Code that draws figures:
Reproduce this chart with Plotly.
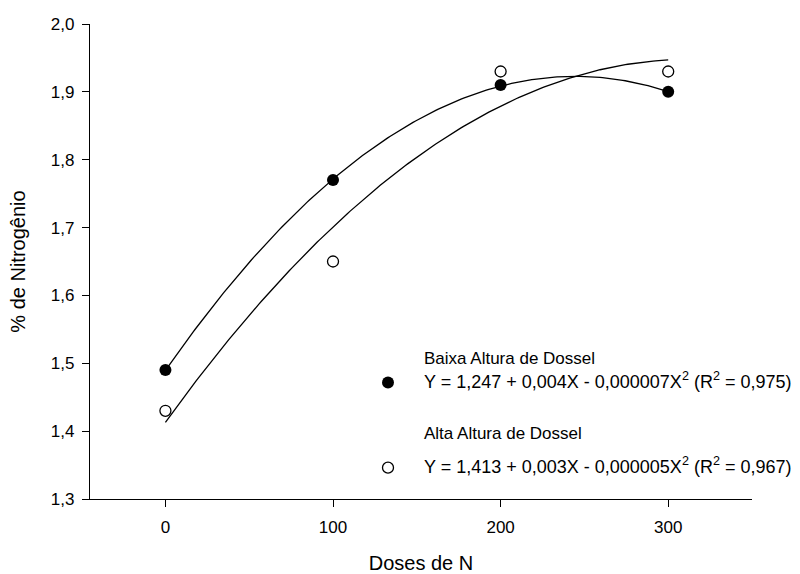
import numpy as np
import plotly.graph_objects as go

doses = [0, 100, 200, 300]
baixa = [1.49, 1.77, 1.91, 1.90]
alta = [1.43, 1.65, 1.93, 1.93]

baixa_title = "Baixa Altura de Dossel"
alta_title = "Alta Altura de Dossel"
baixa_eq = "Y = 1,247 + 0,004X - 0,000007X<sup>2</sup> (R<sup>2</sup> = 0,975)"
alta_eq = "Y = 1,413 + 0,003X - 0,000005X<sup>2</sup> (R<sup>2</sup> = 0,967)"

FONT = "Liberation Sans, Arial, sans-serif"
PX0, PW, PY0, PH = 90, 662, 499, 475  # plot area in pixels (for paper placement of texts)

xs = np.linspace(min(doses), max(doses), 200)
cb = np.polyfit(doses, baixa, 2)
ca = np.polyfit(doses, alta, 2)

fig = go.Figure()
fig.add_trace(go.Scatter(x=xs, y=np.polyval(cb, xs), mode="lines",
                         line=dict(color="black", width=1.3), showlegend=False, hoverinfo="skip"))
fig.add_trace(go.Scatter(x=xs, y=np.polyval(ca, xs), mode="lines",
                         line=dict(color="black", width=1.3), showlegend=False, hoverinfo="skip"))
fig.add_trace(go.Scatter(x=doses, y=baixa, mode="markers", name=" ", legendgroup="b",
                         marker=dict(symbol="circle", size=12, color="black")))
fig.add_trace(go.Scatter(x=doses, y=alta, mode="markers", name=" ", legendgroup="a",
                         marker=dict(symbol="circle-open", size=11, color="black",
                                     line=dict(width=1.3, color="black"))))

def px(x):
    return (x - PX0) / PW

def py(y):
    return (PY0 - y) / PH

for txt, yy, sz in [(baixa_title, 358, 17), (baixa_eq, 380, 18),
                    (alta_title, 433, 17), (alta_eq, 465, 18)]:
    fig.add_annotation(text=txt, xref="paper", yref="paper", x=px(422), y=py(yy),
                       xanchor="left", yanchor="middle", showarrow=False,
                       font=dict(family=FONT, size=sz, color="black"))

fig.update_layout(
    width=800, height=574,
    margin=dict(l=90, r=48, t=24, b=75),
    paper_bgcolor="white", plot_bgcolor="white",
    separators=",.",
    font=dict(family=FONT, size=17, color="black"),
    legend=dict(x=px(353), y=py(365), xanchor="left", yanchor="top",
                bgcolor="rgba(0,0,0,0)", font=dict(family=FONT, size=17, color="black"),
                itemwidth=60, tracegroupgap=60),
    xaxis=dict(range=[-45, 350], tickvals=doses, showline=True, linecolor="black", linewidth=1.2,
               ticks="outside", ticklen=7, tickcolor="black", showgrid=False, zeroline=False,
               tickfont=dict(size=17), ticklabelstandoff=5, automargin=False,
               title=dict(text="Doses de N", font=dict(size=20), standoff=25)),
    yaxis=dict(range=[1.3, 2.0], dtick=0.1, tickformat=".1f", showline=True, linecolor="black",
               linewidth=1.2, ticks="outside", ticklen=7, tickcolor="black", showgrid=False,
               zeroline=False, tickfont=dict(size=17), ticklabelstandoff=4, automargin=False,
               title=dict(text="% de Nitrogênio", font=dict(size=20), standoff=19)),
)

fig.write_html("out.html")
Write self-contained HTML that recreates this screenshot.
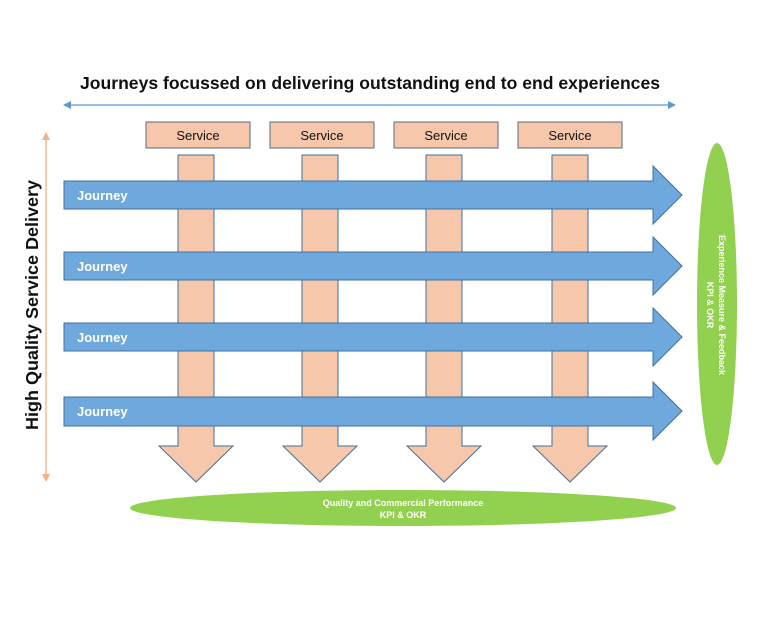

▶ **What the task asks**:
Leave out the pictures and copy every record above exactly.

▶ **Answer to this problem**:
Reproduce this chart with Plotly.
import numpy as np
import plotly.graph_objects as go

doses = [0, 100, 200, 300]
baixa = [1.49, 1.77, 1.91, 1.90]
alta = [1.43, 1.65, 1.93, 1.93]

baixa_title = "Baixa Altura de Dossel"
alta_title = "Alta Altura de Dossel"
baixa_eq = "Y = 1,247 + 0,004X - 0,000007X<sup>2</sup> (R<sup>2</sup> = 0,975)"
alta_eq = "Y = 1,413 + 0,003X - 0,000005X<sup>2</sup> (R<sup>2</sup> = 0,967)"

FONT = "Liberation Sans, Arial, sans-serif"
PX0, PW, PY0, PH = 90, 662, 499, 475  # plot area in pixels (for paper placement of texts)

xs = np.linspace(min(doses), max(doses), 200)
cb = np.polyfit(doses, baixa, 2)
ca = np.polyfit(doses, alta, 2)

fig = go.Figure()
fig.add_trace(go.Scatter(x=xs, y=np.polyval(cb, xs), mode="lines",
                         line=dict(color="black", width=1.3), showlegend=False, hoverinfo="skip"))
fig.add_trace(go.Scatter(x=xs, y=np.polyval(ca, xs), mode="lines",
                         line=dict(color="black", width=1.3), showlegend=False, hoverinfo="skip"))
fig.add_trace(go.Scatter(x=doses, y=baixa, mode="markers", name=" ", legendgroup="b",
                         marker=dict(symbol="circle", size=12, color="black")))
fig.add_trace(go.Scatter(x=doses, y=alta, mode="markers", name=" ", legendgroup="a",
                         marker=dict(symbol="circle-open", size=11, color="black",
                                     line=dict(width=1.3, color="black"))))

def px(x):
    return (x - PX0) / PW

def py(y):
    return (PY0 - y) / PH

for txt, yy, sz in [(baixa_title, 358, 17), (baixa_eq, 380, 18),
                    (alta_title, 433, 17), (alta_eq, 465, 18)]:
    fig.add_annotation(text=txt, xref="paper", yref="paper", x=px(422), y=py(yy),
                       xanchor="left", yanchor="middle", showarrow=False,
                       font=dict(family=FONT, size=sz, color="black"))

fig.update_layout(
    width=800, height=574,
    margin=dict(l=90, r=48, t=24, b=75),
    paper_bgcolor="white", plot_bgcolor="white",
    separators=",.",
    font=dict(family=FONT, size=17, color="black"),
    legend=dict(x=px(353), y=py(365), xanchor="left", yanchor="top",
                bgcolor="rgba(0,0,0,0)", font=dict(family=FONT, size=17, color="black"),
                itemwidth=60, tracegroupgap=60),
    xaxis=dict(range=[-45, 350], tickvals=doses, showline=True, linecolor="black", linewidth=1.2,
               ticks="outside", ticklen=7, tickcolor="black", showgrid=False, zeroline=False,
               tickfont=dict(size=17), ticklabelstandoff=5, automargin=False,
               title=dict(text="Doses de N", font=dict(size=20), standoff=25)),
    yaxis=dict(range=[1.3, 2.0], dtick=0.1, tickformat=".1f", showline=True, linecolor="black",
               linewidth=1.2, ticks="outside", ticklen=7, tickcolor="black", showgrid=False,
               zeroline=False, tickfont=dict(size=17), ticklabelstandoff=4, automargin=False,
               title=dict(text="% de Nitrogênio", font=dict(size=20), standoff=19)),
)

fig.write_html("out.html")
Write self-contained HTML that recreates this screenshot.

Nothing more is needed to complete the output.